8. The method of claim 7, further comprising:

determining, by the one or more processors, one or more variables in the longitudinal dataset having a low predictive contribution to the one or more coverage provider scores; and

removing, by the one or more processors, the one or more variables from the longitudinal dataset.

9. The method of claim 6, wherein determining the ranked coverage provider set associated with the member further comprises:

inputting a prior distribution hypothesis about one or more variables in the longitudinal dataset into the Bayesian linear regression and/or Bayesian Neural Network component.

10. The method of claim 9, further comprising:

updating, by the one or more processors, the prior distribution hypothesis using new member enrollment data.

11. A system comprising:

one or more processors; and

at least one memory storing processor-executable instructions that, when executed by the one or more processors, cause the one or more processors to perform operations comprising:

receiving an eligibility inquiry for a member, wherein the member is associated with multiple coverage providers;

receiving membership data associated with a plurality of respective coverage providers, the membership data comprising (i) a plurality of member identifiers associated with a plurality of respective members and (ii) membership information associated with the plurality of member identifiers;

determining, by inputting the membership data into a member identity unification machine learning (ML) component, a set of member identifiers, among the plurality of member identifiers, that are associated with the member;

associating a unified global identifier with the set of member identifiers;

generating a longitudinal dataset, associated with the unified global identifier, comprising a portion of the membership information that is associated with the set of member identifiers;

determining, by inputting the longitudinal dataset into a coverage provider ranking ML component, a ranked coverage provider set associated with the member; and

generating one or more data objects indicative of the ranked coverage provider set.

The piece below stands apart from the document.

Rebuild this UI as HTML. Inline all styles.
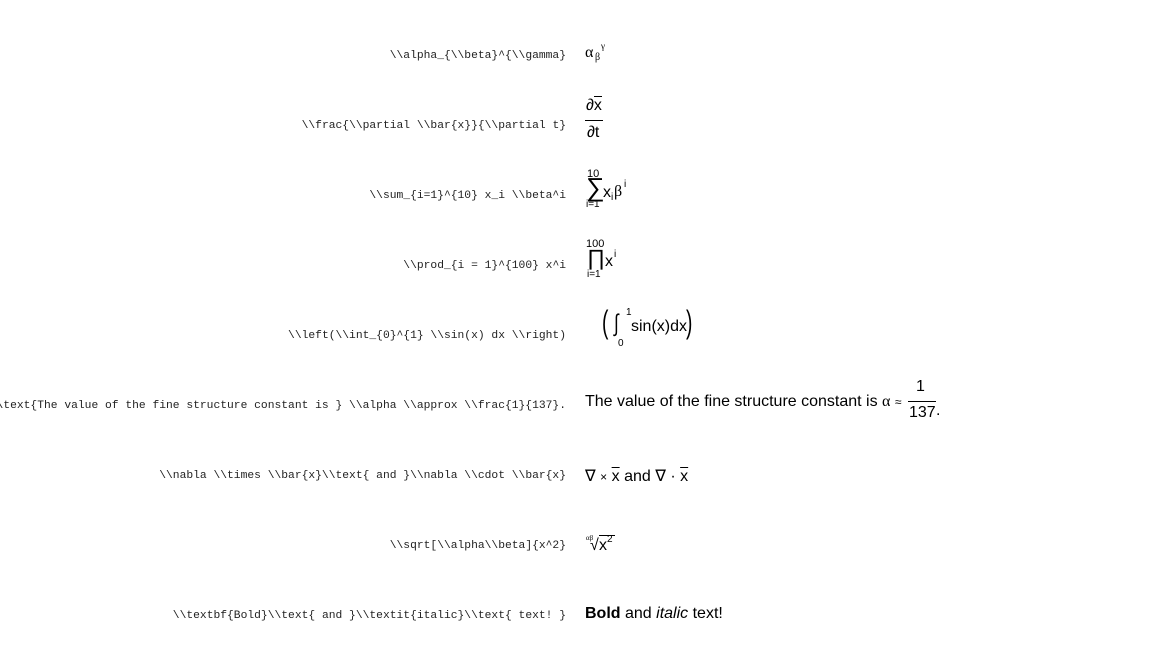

12. The system of claim 11, wherein the membership information comprises member claims data and member eligibility data associated with a plurality of members.

13. The system of claim 11, wherein the processor-executable instructions further cause the one or more processors to perform operations comprising:

prior to determining the set of member identifiers that are associated with the member, transforming a non-numerical variable in the membership data into a numerical variable.

14. The system of claim 11, wherein the member identity unification ML component comprises a tree structure.

15. The system of claim 11, wherein the longitudinal dataset comprises member claims data and member eligibility data associated with the member.

16. The system of claim 11, wherein the coverage provider ranking ML component comprises a Bayesian linear regression and/or Bayesian Neural Network component.

17. The system of claim 16, wherein determining the ranked coverage provider set associated with the member comprises:

determining, using the Bayesian linear regression and/or Bayesian Neural Network component, a posterior predictive distribution of a plurality of coverage provider scores; and

ranking the plurality coverage providers by the plurality of coverage provider scores.

18. The system of claim 17, wherein the processor-executable instructions further cause the one or more processors to perform operations comprising:

determining one or more variables in the longitudinal dataset having a low predictive contribution to the one or more coverage provider scores; and

removing the one or more variables from the longitudinal dataset.

19. The system of claim 16, wherein determining the ranked coverage provider set associated with the member further comprises:

inputting a prior distribution hypothesis about one or more variables in the longitudinal dataset into the Bayesian linear regression and/or Bayesian Neural Network component.

20. The system of claim 19, wherein the processor-executable instructions further cause the one or more processors to perform operations comprising:

updating the prior distribution hypothesis with new member enrollment data.